-- begin --

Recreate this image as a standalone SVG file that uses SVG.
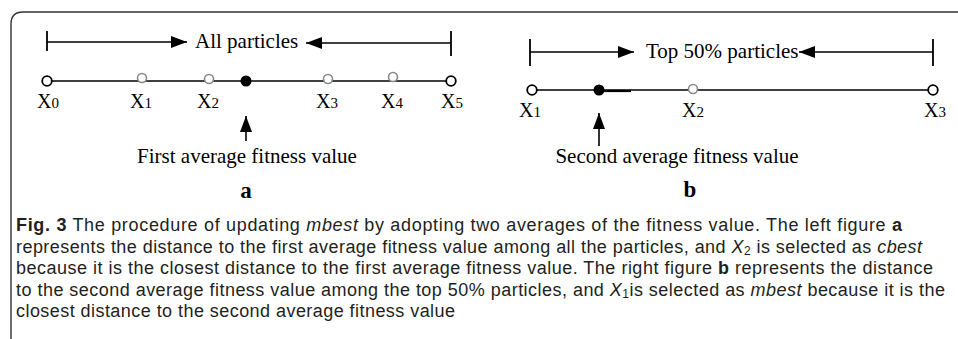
<svg xmlns="http://www.w3.org/2000/svg" width="958" height="339" viewBox="0 0 958 339">
<defs>
<marker id="ah" viewBox="0 0 16 12" refX="16" refY="6" markerWidth="16" markerHeight="12" markerUnits="userSpaceOnUse" orient="auto">
<path d="M0,0 L16,6 L0,12 Z" fill="#000"/>
</marker>
</defs>
<style>
.ln{stroke:#000;stroke-width:1.6;fill:none}
.tk{stroke:#000;stroke-width:1.8}
.open{fill:#fff;stroke:#000;stroke-width:1.8}
.gray{fill:#fff;stroke:#888;stroke-width:1.6}
.fill{fill:#000}
.serif{font-family:"Liberation Serif","Times New Roman",serif;fill:#000}
.lbl{font-size:21px}
.x{font-size:20px}
.sub{font-size:15px}
.bold{font-weight:bold;font-size:23px}
.cap{font-family:"Liberation Sans",Arial,sans-serif;font-size:18px;fill:#231f20}
.csub{font-size:12px}
</style>
<rect width="958" height="339" fill="#fff"/>
<path d="M11,339 L11,24 Q11,12 23,12 L958,12" fill="none" stroke="#333" stroke-width="1.4"/>

<g id="connectors">
<line class="tk" x1="47" y1="31" x2="47" y2="51"/>
<line class="ln" x1="47" y1="42" x2="187" y2="42" marker-end="url(#ah)"/>
<line class="tk" x1="451" y1="31" x2="451" y2="56"/>
<line class="ln" x1="451" y1="43" x2="306" y2="43" marker-end="url(#ah)"/>
<line class="ln" x1="47" y1="81" x2="451" y2="81"/>
<line class="ln" x1="246" y1="141" x2="246" y2="116" marker-end="url(#ah)"/>

<line class="tk" x1="530" y1="39" x2="530" y2="66"/>
<line class="ln" x1="530" y1="52" x2="634" y2="52" marker-end="url(#ah)"/>
<line class="tk" x1="933" y1="39" x2="933" y2="66"/>
<line class="ln" x1="933" y1="52" x2="799" y2="52" marker-end="url(#ah)"/>
<line class="ln" x1="532" y1="90" x2="933" y2="90"/>
<line x1="599" y1="91" x2="631" y2="91" stroke="#000" stroke-width="2.2"/>
<line class="ln" x1="599" y1="146" x2="599" y2="113" marker-end="url(#ah)"/>
</g>

<g id="label-all"><text class="serif lbl" x="195" y="48">All particles</text></g>
<g id="label-top"><text class="serif lbl" x="646" y="58">Top 50% particles</text></g>

<g id="a-x0"><circle class="open" cx="47" cy="81" r="4.8"/><text class="serif x" x="37" y="108">X<tspan class="sub">0</tspan></text></g>
<g id="a-x1"><circle class="gray" cx="142" cy="78" r="4.5"/><text class="serif x" x="130" y="108">X<tspan class="sub">1</tspan></text></g>
<g id="a-x2"><circle class="gray" cx="209" cy="79" r="4.5"/><text class="serif x" x="197" y="108">X<tspan class="sub">2</tspan></text></g>
<g id="a-avg"><circle class="fill" cx="246" cy="81" r="5.5"/></g>
<g id="a-x3"><circle class="gray" cx="328" cy="79" r="4.5"/><text class="serif x" x="316" y="108">X<tspan class="sub">3</tspan></text></g>
<g id="a-x4"><circle class="gray" cx="393" cy="77" r="4.5"/><text class="serif x" x="381" y="108">X<tspan class="sub">4</tspan></text></g>
<g id="a-x5"><circle class="open" cx="451" cy="81" r="4.8"/><text class="serif x" x="441" y="108">X<tspan class="sub">5</tspan></text></g>
<g id="a-first"><text class="serif lbl" x="247" y="163" text-anchor="middle">First average fitness value</text></g>
<g id="a-label"><text class="serif bold" x="246" y="198" text-anchor="middle">a</text></g>

<g id="b-x1"><circle class="open" cx="532" cy="90" r="4.8"/><text class="serif x" x="519" y="117">X<tspan class="sub">1</tspan></text></g>
<g id="b-avg"><circle class="fill" cx="599" cy="90" r="5.5"/></g>
<g id="b-x2"><circle class="gray" cx="693" cy="89" r="4.5"/><text class="serif x" x="682" y="117">X<tspan class="sub">2</tspan></text></g>
<g id="b-x3"><circle class="open" cx="933" cy="90" r="4.8"/><text class="serif x" x="924" y="117">X<tspan class="sub">3</tspan></text></g>
<g id="b-second"><text class="serif lbl" x="677" y="163" text-anchor="middle">Second average fitness value</text></g>
<g id="b-label"><text class="serif bold" x="690" y="197" text-anchor="middle">b</text></g>

<g id="caption" class="cap">
<text x="16" y="231" textLength="886" lengthAdjust="spacing"><tspan font-weight="bold">Fig. 3</tspan>  The procedure of updating <tspan font-style="italic">mbest</tspan> by adopting two averages of the fitness value. The left figure <tspan font-weight="bold">a</tspan></text>
<text x="16" y="253" textLength="906" lengthAdjust="spacing">represents the distance to the first average fitness value among all the particles, and <tspan font-style="italic">X</tspan><tspan class="csub" baseline-shift="-1.5">2</tspan> is selected as <tspan font-style="italic">cbest</tspan></text>
<text x="16" y="274" textLength="917" lengthAdjust="spacing">because it is the closest distance to the first average fitness value. The right figure <tspan font-weight="bold">b</tspan> represents the distance</text>
<text x="16" y="296" textLength="929" lengthAdjust="spacing">to the second average fitness value among the top 50% particles, and <tspan font-style="italic">X</tspan><tspan class="csub" baseline-shift="-1.5">1</tspan>is selected as <tspan font-style="italic">mbest</tspan> because it is the</text>
<text x="16" y="317" textLength="439" lengthAdjust="spacing">closest distance to the second average fitness value</text>
</g>
</svg>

-- end --

[WHAT THE EXERCISE ASKS] Reproduce the material above verbatim; omit every picture.

[RESULT]
Recreate this image as a standalone SVG file that uses SVG.
<svg xmlns="http://www.w3.org/2000/svg" width="958" height="339" viewBox="0 0 958 339">
<defs>
<marker id="ah" viewBox="0 0 16 12" refX="16" refY="6" markerWidth="16" markerHeight="12" markerUnits="userSpaceOnUse" orient="auto">
<path d="M0,0 L16,6 L0,12 Z" fill="#000"/>
</marker>
</defs>
<style>
.ln{stroke:#000;stroke-width:1.6;fill:none}
.tk{stroke:#000;stroke-width:1.8}
.open{fill:#fff;stroke:#000;stroke-width:1.8}
.gray{fill:#fff;stroke:#888;stroke-width:1.6}
.fill{fill:#000}
.serif{font-family:"Liberation Serif","Times New Roman",serif;fill:#000}
.lbl{font-size:21px}
.x{font-size:20px}
.sub{font-size:15px}
.bold{font-weight:bold;font-size:23px}
.cap{font-family:"Liberation Sans",Arial,sans-serif;font-size:18px;fill:#231f20}
.csub{font-size:12px}
</style>
<rect width="958" height="339" fill="#fff"/>
<path d="M11,339 L11,24 Q11,12 23,12 L958,12" fill="none" stroke="#333" stroke-width="1.4"/>

<g id="connectors">
<line class="tk" x1="47" y1="31" x2="47" y2="51"/>
<line class="ln" x1="47" y1="42" x2="187" y2="42" marker-end="url(#ah)"/>
<line class="tk" x1="451" y1="31" x2="451" y2="56"/>
<line class="ln" x1="451" y1="43" x2="306" y2="43" marker-end="url(#ah)"/>
<line class="ln" x1="47" y1="81" x2="451" y2="81"/>
<line class="ln" x1="246" y1="141" x2="246" y2="116" marker-end="url(#ah)"/>

<line class="tk" x1="530" y1="39" x2="530" y2="66"/>
<line class="ln" x1="530" y1="52" x2="634" y2="52" marker-end="url(#ah)"/>
<line class="tk" x1="933" y1="39" x2="933" y2="66"/>
<line class="ln" x1="933" y1="52" x2="799" y2="52" marker-end="url(#ah)"/>
<line class="ln" x1="532" y1="90" x2="933" y2="90"/>
<line x1="599" y1="91" x2="631" y2="91" stroke="#000" stroke-width="2.2"/>
<line class="ln" x1="599" y1="146" x2="599" y2="113" marker-end="url(#ah)"/>
</g>

<g id="label-all"><text class="serif lbl" x="195" y="48">All particles</text></g>
<g id="label-top"><text class="serif lbl" x="646" y="58">Top 50% particles</text></g>

<g id="a-x0"><circle class="open" cx="47" cy="81" r="4.8"/><text class="serif x" x="37" y="108">X<tspan class="sub">0</tspan></text></g>
<g id="a-x1"><circle class="gray" cx="142" cy="78" r="4.5"/><text class="serif x" x="130" y="108">X<tspan class="sub">1</tspan></text></g>
<g id="a-x2"><circle class="gray" cx="209" cy="79" r="4.5"/><text class="serif x" x="197" y="108">X<tspan class="sub">2</tspan></text></g>
<g id="a-avg"><circle class="fill" cx="246" cy="81" r="5.5"/></g>
<g id="a-x3"><circle class="gray" cx="328" cy="79" r="4.5"/><text class="serif x" x="316" y="108">X<tspan class="sub">3</tspan></text></g>
<g id="a-x4"><circle class="gray" cx="393" cy="77" r="4.5"/><text class="serif x" x="381" y="108">X<tspan class="sub">4</tspan></text></g>
<g id="a-x5"><circle class="open" cx="451" cy="81" r="4.8"/><text class="serif x" x="441" y="108">X<tspan class="sub">5</tspan></text></g>
<g id="a-first"><text class="serif lbl" x="247" y="163" text-anchor="middle">First average fitness value</text></g>
<g id="a-label"><text class="serif bold" x="246" y="198" text-anchor="middle">a</text></g>

<g id="b-x1"><circle class="open" cx="532" cy="90" r="4.8"/><text class="serif x" x="519" y="117">X<tspan class="sub">1</tspan></text></g>
<g id="b-avg"><circle class="fill" cx="599" cy="90" r="5.5"/></g>
<g id="b-x2"><circle class="gray" cx="693" cy="89" r="4.5"/><text class="serif x" x="682" y="117">X<tspan class="sub">2</tspan></text></g>
<g id="b-x3"><circle class="open" cx="933" cy="90" r="4.8"/><text class="serif x" x="924" y="117">X<tspan class="sub">3</tspan></text></g>
<g id="b-second"><text class="serif lbl" x="677" y="163" text-anchor="middle">Second average fitness value</text></g>
<g id="b-label"><text class="serif bold" x="690" y="197" text-anchor="middle">b</text></g>

<g id="caption" class="cap">
<text x="16" y="231" textLength="886" lengthAdjust="spacing"><tspan font-weight="bold">Fig. 3</tspan>  The procedure of updating <tspan font-style="italic">mbest</tspan> by adopting two averages of the fitness value. The left figure <tspan font-weight="bold">a</tspan></text>
<text x="16" y="253" textLength="906" lengthAdjust="spacing">represents the distance to the first average fitness value among all the particles, and <tspan font-style="italic">X</tspan><tspan class="csub" baseline-shift="-1.5">2</tspan> is selected as <tspan font-style="italic">cbest</tspan></text>
<text x="16" y="274" textLength="917" lengthAdjust="spacing">because it is the closest distance to the first average fitness value. The right figure <tspan font-weight="bold">b</tspan> represents the distance</text>
<text x="16" y="296" textLength="929" lengthAdjust="spacing">to the second average fitness value among the top 50% particles, and <tspan font-style="italic">X</tspan><tspan class="csub" baseline-shift="-1.5">1</tspan>is selected as <tspan font-style="italic">mbest</tspan> because it is the</text>
<text x="16" y="317" textLength="439" lengthAdjust="spacing">closest distance to the second average fitness value</text>
</g>
</svg>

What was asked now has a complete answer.